Louisa Clark is an ordinary girl living an exceedingly ordinary life—steady boyfriend, close family—who has barely been farther afield than their tiny village. She takes a badly needed job working for ex–Master of the Universe Will Traynor, who is wheelchair bound after an accident. Will has always lived a huge life—big deals, extreme sports, worldwide travel—and now he’s pretty sure he cannot live the way he is. 

Will is acerbic, moody, bossy—but Lou refuses to treat him with kid gloves, and soon his happiness means more to her than she expected. When she learns that Will has shocking plans of his own, she sets out to show him that life is still worth living. 

A Love Story for this generation, Me Before You brings to life two people who couldn’t have less in common—a heartbreakingly romantic novel that asks, “What do you do when making the person you love happy also means breaking your own heart?”

I had planned to do away with my system of rating the books I review using a 1-5 Star chart, but this book, this thoroughly extraordinary book, deserves to be rated as such.

Stars: 5.0 out of 5.0

Plot: 1.0

Structure: 1.0

Characters: 1.0

Language: 1.0

Gut Feeling: 1.0 (Can I put 50? I really want to!)

I still have a proverbial “book hangover” from this book. It’s a heart-wrenching novel, filled with thoughtfulness and soul; one that induces a whole new process of thought about life, death, and the imperfect in-between.

Moyes tackles a subject that has dominated headlines in recent years, packaging it in a way that really focuses thought on what is right, what is fair, and what truly matters. Everything progresses in a believable, authentic manner and the novel followed through to the only possible ending, one that stays undeniably true to who the characters are presented to be throughout the novel. Every event that readers are privy to is not only necessary to the plot and denouement but to the characters themselves. Each episode reveals a little more of the heart and soul, the pain and pride that make up Lou and Will. Nothing feels out of place or extraneous and nothing feels left out. I am trying hard to refrain from revealing anything about the novel, because this is one that most certainly shouldn’t be ruined. I will say, however, that it tackles tough, controversial subjects that, at second glance, stretch far beyond the pages and into our world.
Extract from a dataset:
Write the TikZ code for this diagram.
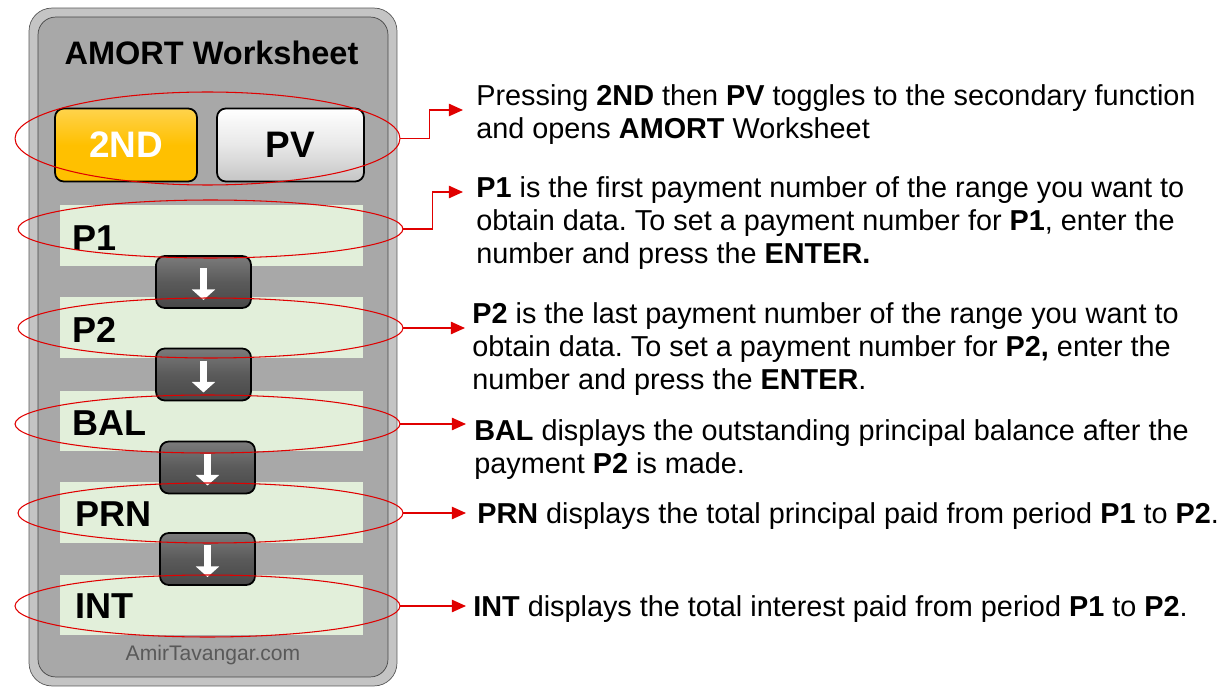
\documentclass[tikz,border=0pt]{standalone}
\usepackage{fontspec}
\setmainfont{Liberation Sans}
\frenchspacing
\usetikzlibrary{shapes.geometric,arrows.meta,positioning,calc}
\definecolor{panelrim}{HTML}{C4C4C4}
\definecolor{panelface}{HTML}{A8A8A8}
\definecolor{lcd}{HTML}{E2EFDA}
\definecolor{keydark}{HTML}{5A5A5A}
\definecolor{keygold}{HTML}{FFC000}
\definecolor{keylight}{HTML}{E8E8E8}
\definecolor{mark}{HTML}{E00000}
\tikzset{
  key/.style={rectangle, draw=black, line width=1pt, rounded corners=5pt, font=\fontsize{21}{24}\selectfont\bfseries},
  fkey/.style={key, top color=keygold!70!white, bottom color=keygold, middle color=keygold, text=white, minimum width=2.84cm, minimum height=1.46cm},
  pkey/.style={key, top color=white, bottom color=keylight!85!black, middle color=keylight, minimum width=2.94cm, minimum height=1.46cm},
  nav/.style={key, top color=keydark!80!white, bottom color=keydark!80!black, middle color=keydark, minimum width=1.9cm, minimum height=1.04cm},
  navarrow/.style={white, line width=3.5pt, -{Triangle[width=13pt,length=6pt]}},
  row/.style={rectangle, fill=lcd, minimum width=6.06cm, minimum height=1.22cm},
  rowlabel/.style={font=\fontsize{20.5}{23}\selectfont\bfseries, inner sep=0pt, anchor=west},
  ring/.style={ellipse, draw=mark, line width=0.6pt, minimum width=7.7cm},
  link/.style={draw=mark, line width=0.8pt, -{Triangle[width=7pt,length=8pt]}},
  desc/.style={font=\fontsize{16.4}{18.8}\selectfont, align=left, inner sep=0pt, anchor=north west}
}

\begin{document}
\begin{tikzpicture}[x=0.02cm, y=-0.02cm]
\useasboundingbox (0,0) rectangle (1226,692);

% calculator panel
\node[rectangle, draw=gray!70!black, fill=panelrim, rounded corners=13pt, minimum width=7.36cm, minimum height=13.56cm] (panel) at (213,347) {};
\node[rectangle, draw=gray!55!black, fill=panelface, rounded corners=10pt, minimum width=7.0cm, minimum height=13.2cm] (face) at (213,347) {};
\node[font=\fontsize{18.5}{20}\selectfont\bfseries] (title) at (211.5,53) {AMORT Worksheet};
\node[font=\fontsize{12}{14}\selectfont, text=black!65] (site) at (213,655) {AmirTavangar.com};

% keys
\node[fkey] (second) at (126,145) {2ND};
\node[pkey] (pv) at (290.5,145) {PV};

% display rows
\node[row] (p1) at (211.5,235.5) {};
\node[row] (p2) at (211.5,327.5) {};
\node[row] (bal) at (211.5,421) {};
\node[row] (prn) at (211.5,512.5) {};
\node[row] (int) at (211.5,605) {};
\node[rowlabel] at (72,238) {P1};
\node[rowlabel] at (72,330) {P2};
\node[rowlabel] at (72,423) {BAL};
\node[rowlabel] at (75,514) {PRN};
\node[rowlabel] at (75,606) {INT};

% down keys
\node[nav] (k1) at (203.5,282) {};
\node[nav] (k2) at (203.5,374.5) {};
\node[nav] (k3) at (207.5,467.5) {};
\node[nav] (k4) at (207.5,559) {};
\foreach \k in {k1,k2,k3,k4}
  \draw[navarrow] ([yshift=0.28cm]\k.center) -- ([yshift=-0.36cm]\k.center);

% highlight rings
\node[ring, minimum height=1.86cm] (e0) at (207.5,138.5) {};
\node[ring, minimum height=1.16cm] (e1) at (210.5,229) {};
\node[ring, minimum height=1.2cm] (e2) at (210.5,328) {};
\node[ring, minimum height=1.16cm] (e3) at (207.5,424) {};
\node[ring, minimum height=1.2cm] (e4) at (210.5,513) {};
\node[ring, minimum height=1.24cm] (e5) at (207.5,606) {};

% descriptions
\node[desc] (d0) at (476,84) {Pressing \textbf{2ND} then \textbf{PV} toggles to the secondary function\\and opens \textbf{AMORT} Worksheet};
\node[desc] (d1) at (476,176) {\textbf{P1} is the first payment number of the range you want to\\obtain data. To set a payment number for \textbf{P1}, enter the\\number and press the \textbf{ENTER.}};
\node[desc] (d2) at (472,302) {\textbf{P2} is the last payment number of the range you want to\\obtain data. To set a payment number for \textbf{P2,} enter the\\number and press the \textbf{ENTER}.};
\node[desc] (d3) at (474,419) {\textbf{BAL} displays the outstanding principal balance after the\\payment \textbf{P2} is made.};
\node[desc] (d4) at (477,502) {\textbf{PRN} displays the total principal paid from period \textbf{P1} to \textbf{P2}.};
\node[desc] (d5) at (473,595) {\textbf{INT} displays the total interest paid from period \textbf{P1} to \textbf{P2}.};

% connectors
\draw[link] (e0.east) -- ++(29,0) |- ([shift={(-13,26)}]d0.north west);
\draw[link] (e1.east) -- ++(29,0) |- ([shift={(-13,16)}]d1.north west);
\draw[link] (e2.east) -- ([shift={(-7,0)}]d2.north west |- e2.east);
\draw[link] (e3.east) -- ([shift={(-8,0)}]d3.north west |- e3.east);
\draw[link] (e4.east) -- ([shift={(-11,0)}]d4.north west |- e4.east);
\draw[link] (e5.east) -- ([shift={(-7,0)}]d5.north west |- e5.east);
\end{tikzpicture}
\end{document}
Moyes gives us delightfully flawed and sincere characters in Will, who spends more time looking at what he had and lost than what he initially finds in Louisa, who can almost be too caring. Will tries to cope with his paralysis using wit, sarcasm, and by building wall after wall. He is unable to accept the loss of the life he once enjoyed and wants no part of the life he has been dealt. Louisa is an odd bird, a perfect storm of eccentricity and self-proclaimed normality who just wants to please everyone she can. When Lou comes to help Will’s family take care of him, she finds that he often runs off his caregivers with his snark and depressive episodes. Lou, who needs the money to help provide for her own family, refuses to back down easily and provides a match for Will. Both are headstrong and opinionated, and their early battle of wills are humorous albeit far from light-hearted. When she finds out what Will has planned and just how deep his unhappiness is, she resolves to help him find a new joy in life. This is especially poignant to readers as some of Lou’s own painful memories are uncovered. Furthermore, the relationships that the duo maintain with other characters, particularly their respective families are interesting and realistic. I particularly love Lou’s relationship with her family. It is far from perfect, with her often being the main breadwinner, but they care for each other immeasurably.

I can say without any doubt or hesitation that Me Before You is my favorite of the books that I have read this year, despite the fact I spent the last quarter of it in abject despair and alternately crying and staring thoughtfully into space, wondering what I would do if faced with Will and Lou’s respective situations. The novel makes no apologies and it is unflinching in its reality. I have already pre-ordered the sequel, After You, and will be in line the minute the store opens. If you click away from this review retaining only one message, let it be this: go get this book. Read it, absorb it, love it. Now excuse me while I go find some more tissues.


The film adaption of Me Before You, starring Emilia Clarke, Sam Claflin, Matthew Lewis, and Jenna Coleman is currently in post-production and is slated to be released in the USA on June 3, 2016.

Jojo Moyes worked on the screenplay for the film adaptation.

The sequel, After You, will be published late this month on September 29th.